* Begin DATA SEGMENT *
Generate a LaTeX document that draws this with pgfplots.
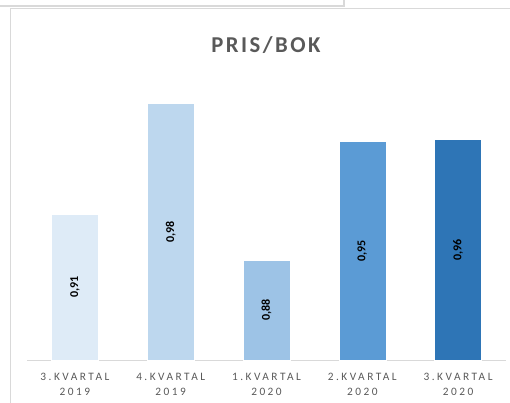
\documentclass[border=0pt]{standalone}
\usepackage{pgfplots}
\pgfplotsset{compat=1.18}
\usepackage{fontspec}
\setmainfont{Carlito}
\newfontfamily\tickfont[LetterSpace=22]{Carlito}
\newfontfamily\titlefont[LetterSpace=11]{Carlito}

\definecolor{txtgray}{HTML}{595959}
\definecolor{linegray}{HTML}{D9D9D9}
\definecolor{b1}{HTML}{DEEBF7}
\definecolor{b2}{HTML}{BDD7EE}
\definecolor{b3}{HTML}{9DC3E6}
\definecolor{b4}{HTML}{5B9BD5}
\definecolor{b5}{HTML}{2E75B6}

\begin{document}
\begin{tikzpicture}
\path[use as bounding box] (0pt,0pt) rectangle (382.5pt,-302.25pt);
% chart frame, in pixel units of the reference
\begin{scope}[x=0.75pt,y=-0.75pt]
\draw[linegray,line width=1.5pt] (0,6) -- (344,6) -- (344,0);
\draw[linegray,line width=0.75pt] (10.5,403) -- (10.5,8.5) -- (510,8.5);
\node[text=txtgray,font=\titlefont\fontsize{17}{20}\selectfont\bfseries] at (266,45) {PRIS/BOK};
\end{scope}

\begin{axis}[
    at={(20.25pt,-270pt)}, anchor=south west,
    scale only axis,
    width=359.25pt, height=219pt,
    xmin=-0.5, xmax=4.5,
    ymin=0.82, ymax=1.0,
    axis y line=none,
    axis x line*=bottom,
    x axis line style={linegray, line width=0.75pt, -},
    xtick={0,1,2,3,4},
    xticklabels={3.KVARTAL\\2019, 4.KVARTAL\\2019, 1.KVARTAL\\2020, 2.KVARTAL\\2020, 3.KVARTAL\\2020},
    xtick style={draw=none},
    xticklabel style={align=center, text=txtgray, font=\tickfont\fontsize{8.5}{11.25}\selectfont, yshift=-2pt},
    ybar, bar width=35.25pt, bar shift=0pt,
    clip=false,
    nodes near coords,
    visualization depends on={rawy \as \rawy},
    every node near coord/.append style={
        shift={(axis direction cs:0,{-(\rawy-0.82)/2})},
        rotate=90, anchor=center, font=\bfseries\fontsize{9}{10}\selectfont, text=black},
    /pgf/number format/.cd, fixed, fixed zerofill, precision=2, use comma, assume math mode=true,
]
\addplot[fill=b1, draw=white, line width=0.4pt] coordinates {(0,0.9101)};
\addplot[fill=b2, draw=white, line width=0.4pt] coordinates {(1,0.978)};
\addplot[fill=b3, draw=white, line width=0.4pt] coordinates {(2,0.8817)};
\addplot[fill=b4, draw=white, line width=0.4pt] coordinates {(3,0.9546)};
\addplot[fill=b5, draw=white, line width=0.4pt] coordinates {(4,0.9558)};
\end{axis}
\end{tikzpicture}
\end{document}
* End DATA SEGMENT *
→ **TASK INSTRUCTIONS**
Return the material exactly as given, apart from the pictures.

→ **RESULT OF THE EXERCISE**
Generate a LaTeX document that draws this with pgfplots.
\documentclass[border=0pt]{standalone}
\usepackage{pgfplots}
\pgfplotsset{compat=1.18}
\usepackage{fontspec}
\setmainfont{Carlito}
\newfontfamily\tickfont[LetterSpace=22]{Carlito}
\newfontfamily\titlefont[LetterSpace=11]{Carlito}

\definecolor{txtgray}{HTML}{595959}
\definecolor{linegray}{HTML}{D9D9D9}
\definecolor{b1}{HTML}{DEEBF7}
\definecolor{b2}{HTML}{BDD7EE}
\definecolor{b3}{HTML}{9DC3E6}
\definecolor{b4}{HTML}{5B9BD5}
\definecolor{b5}{HTML}{2E75B6}

\begin{document}
\begin{tikzpicture}
\path[use as bounding box] (0pt,0pt) rectangle (382.5pt,-302.25pt);
% chart frame, in pixel units of the reference
\begin{scope}[x=0.75pt,y=-0.75pt]
\draw[linegray,line width=1.5pt] (0,6) -- (344,6) -- (344,0);
\draw[linegray,line width=0.75pt] (10.5,403) -- (10.5,8.5) -- (510,8.5);
\node[text=txtgray,font=\titlefont\fontsize{17}{20}\selectfont\bfseries] at (266,45) {PRIS/BOK};
\end{scope}

\begin{axis}[
    at={(20.25pt,-270pt)}, anchor=south west,
    scale only axis,
    width=359.25pt, height=219pt,
    xmin=-0.5, xmax=4.5,
    ymin=0.82, ymax=1.0,
    axis y line=none,
    axis x line*=bottom,
    x axis line style={linegray, line width=0.75pt, -},
    xtick={0,1,2,3,4},
    xticklabels={3.KVARTAL\\2019, 4.KVARTAL\\2019, 1.KVARTAL\\2020, 2.KVARTAL\\2020, 3.KVARTAL\\2020},
    xtick style={draw=none},
    xticklabel style={align=center, text=txtgray, font=\tickfont\fontsize{8.5}{11.25}\selectfont, yshift=-2pt},
    ybar, bar width=35.25pt, bar shift=0pt,
    clip=false,
    nodes near coords,
    visualization depends on={rawy \as \rawy},
    every node near coord/.append style={
        shift={(axis direction cs:0,{-(\rawy-0.82)/2})},
        rotate=90, anchor=center, font=\bfseries\fontsize{9}{10}\selectfont, text=black},
    /pgf/number format/.cd, fixed, fixed zerofill, precision=2, use comma, assume math mode=true,
]
\addplot[fill=b1, draw=white, line width=0.4pt] coordinates {(0,0.9101)};
\addplot[fill=b2, draw=white, line width=0.4pt] coordinates {(1,0.978)};
\addplot[fill=b3, draw=white, line width=0.4pt] coordinates {(2,0.8817)};
\addplot[fill=b4, draw=white, line width=0.4pt] coordinates {(3,0.9546)};
\addplot[fill=b5, draw=white, line width=0.4pt] coordinates {(4,0.9558)};
\end{axis}
\end{tikzpicture}
\end{document}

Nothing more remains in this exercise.